Milliyetçi Hareket Partisi (MHP) Genel Başkanı Devlet Bahçeli’nin yaptığı açıklamalarla başlayan süreç, 27 Şubat’ta terör örgütü PKK elebaşı Abdullah Öcalan’ın silah bırakma ve fesih çağrısıyla devam etmiştir.
11 Temmuz tarihinde Irak’ın Süleymaniye kentinde, KCK sorumlusunun da aralarında bulunduğu 30 kişilik bir PKK grubu sembolik bir şekilde silahlarını imha etmiştir.
‘Barış ve Demokratik Toplum Grubu’ olarak adlandırılan bu PKK grubunun sözcüleri Tekin Muş, Tekoşin Ozan ve Nedim Seven, sürecin devamına ilişkin Numedya24’e önemli açıklamalarda bulunmuştur.
“ADIM ATILMAMASI DURUMUNDA İKİNCİ GRUBUN GELİP SİLAHLARINI İMHASI YOK”
Muş, silah bırakma eylemlerinin devam etmesinin şu an gündemlerinde olmadığını ve mevcut koşulların sadece ilk adımla sınırlı olduğunu belirtmiştir. Bu aşamada Kürt hareketinin sürecin sağlıklı ilerlemesi için adımlar atılması gerektiğini vurguladı:
“Şu anda böyle bir gündemimiz yok. Ancak sürecin sağlıklı bir şekilde ilerleyebilmesi için devletin uygun adımlar atması ve yasal zemin oluşturması gerekiyor. Bu durumda durumu tekrar değerlendirebiliriz. Aksi takdirde ikinci grubun gelip silahlarını imha etmesi söz konusu değildir.”

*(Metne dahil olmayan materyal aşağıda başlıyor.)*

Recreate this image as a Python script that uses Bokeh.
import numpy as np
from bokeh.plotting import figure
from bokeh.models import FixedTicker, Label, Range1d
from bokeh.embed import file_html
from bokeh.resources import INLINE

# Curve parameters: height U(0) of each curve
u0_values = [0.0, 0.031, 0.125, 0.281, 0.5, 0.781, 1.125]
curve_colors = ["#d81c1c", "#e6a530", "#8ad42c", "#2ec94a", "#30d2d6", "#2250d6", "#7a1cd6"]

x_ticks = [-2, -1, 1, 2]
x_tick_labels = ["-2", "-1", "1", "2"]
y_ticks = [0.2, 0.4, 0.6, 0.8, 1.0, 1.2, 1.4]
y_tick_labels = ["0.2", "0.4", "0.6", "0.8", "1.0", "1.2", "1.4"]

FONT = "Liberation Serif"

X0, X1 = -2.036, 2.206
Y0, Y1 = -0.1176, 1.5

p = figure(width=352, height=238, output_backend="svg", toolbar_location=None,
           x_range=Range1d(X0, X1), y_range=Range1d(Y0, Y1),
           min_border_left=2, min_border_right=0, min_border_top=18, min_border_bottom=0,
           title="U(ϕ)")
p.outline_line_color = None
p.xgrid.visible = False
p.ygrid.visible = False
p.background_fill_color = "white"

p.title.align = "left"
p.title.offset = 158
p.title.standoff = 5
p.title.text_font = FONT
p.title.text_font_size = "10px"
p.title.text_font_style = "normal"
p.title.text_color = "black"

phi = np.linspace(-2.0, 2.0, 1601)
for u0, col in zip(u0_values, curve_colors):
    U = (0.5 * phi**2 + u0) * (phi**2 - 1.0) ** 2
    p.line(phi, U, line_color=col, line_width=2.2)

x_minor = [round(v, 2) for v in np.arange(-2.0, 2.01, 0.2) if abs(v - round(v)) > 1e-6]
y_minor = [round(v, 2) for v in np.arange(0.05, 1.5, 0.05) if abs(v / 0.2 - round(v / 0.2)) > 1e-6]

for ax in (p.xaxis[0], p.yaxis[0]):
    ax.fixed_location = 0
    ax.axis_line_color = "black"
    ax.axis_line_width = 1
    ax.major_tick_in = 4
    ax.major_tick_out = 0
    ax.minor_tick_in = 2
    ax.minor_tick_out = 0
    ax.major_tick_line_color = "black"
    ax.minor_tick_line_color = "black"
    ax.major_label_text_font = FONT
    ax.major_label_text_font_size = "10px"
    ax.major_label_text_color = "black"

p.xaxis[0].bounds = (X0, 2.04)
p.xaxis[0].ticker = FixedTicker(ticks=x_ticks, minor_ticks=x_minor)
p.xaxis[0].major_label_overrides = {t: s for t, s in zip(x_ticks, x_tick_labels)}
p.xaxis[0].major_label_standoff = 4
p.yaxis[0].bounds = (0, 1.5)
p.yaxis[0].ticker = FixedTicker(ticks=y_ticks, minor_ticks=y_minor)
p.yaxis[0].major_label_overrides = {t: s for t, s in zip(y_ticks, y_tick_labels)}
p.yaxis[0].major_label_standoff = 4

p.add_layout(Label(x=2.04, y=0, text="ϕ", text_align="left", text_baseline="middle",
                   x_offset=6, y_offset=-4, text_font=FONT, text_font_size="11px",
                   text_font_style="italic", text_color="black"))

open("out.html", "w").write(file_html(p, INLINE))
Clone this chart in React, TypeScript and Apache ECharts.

“DEVLET SOMUT ADIM ATMAZSA BU İLK VE SON GRUP OLUR”
Tekoşin Ozan, devletin somut adımlar atmadığı takdirde 30 kişilik silah bırakan grubun ilk ve son grup olacağına dikkat çekmiştir:
“Devlet, somut adımlar atmadığı sürece, bu ilk ve son gruptur. Adım atılmaması durumunda farklı bir beklenti içinde olmamak gerekir. Bu eylemimizle gereken ciddiyeti ve iyi niyeti gösterdik. Bundan sonraki süreç, devletin atacağı adımlara göre şekillenecektir.”
“ÖCALAN SERBEST KALMAZSA YENİ KRİZLER OLUŞUR”
Nedim Seven, silahların tamamen gündemden çıktığını söylemenin mümkün olmadığını ifade etmiştir.
Öcalan’ın fiziki özgürlüğü, yasal düzenlemeler ve cezaevlerindeki politik tutsakların serbest kalması gibi adımlar atılmadığı takdirde silahların yeniden devreye girebileceğini dile getirmiştir:
“Tüm çabamız ve attığımız adımlar bu yöndedir. Ancak Kürt halkına yeniden bir saldırı olursa, Önder Apo’nun fiziki özgürlüğü sağlanmazsa, demokratik siyasetin önü açılmaz, yasal düzenlemeler yapılmaz ve cezaevindeki politik tutsaklar özgür bırakılmazsa, bu durum yeni kriz noktaları oluşturur. Silah ve çatışma potansiyelinin yüksek olduğu bölgemizde bu iklim değişmezse, silah bir araç olarak güncelliğini korur.”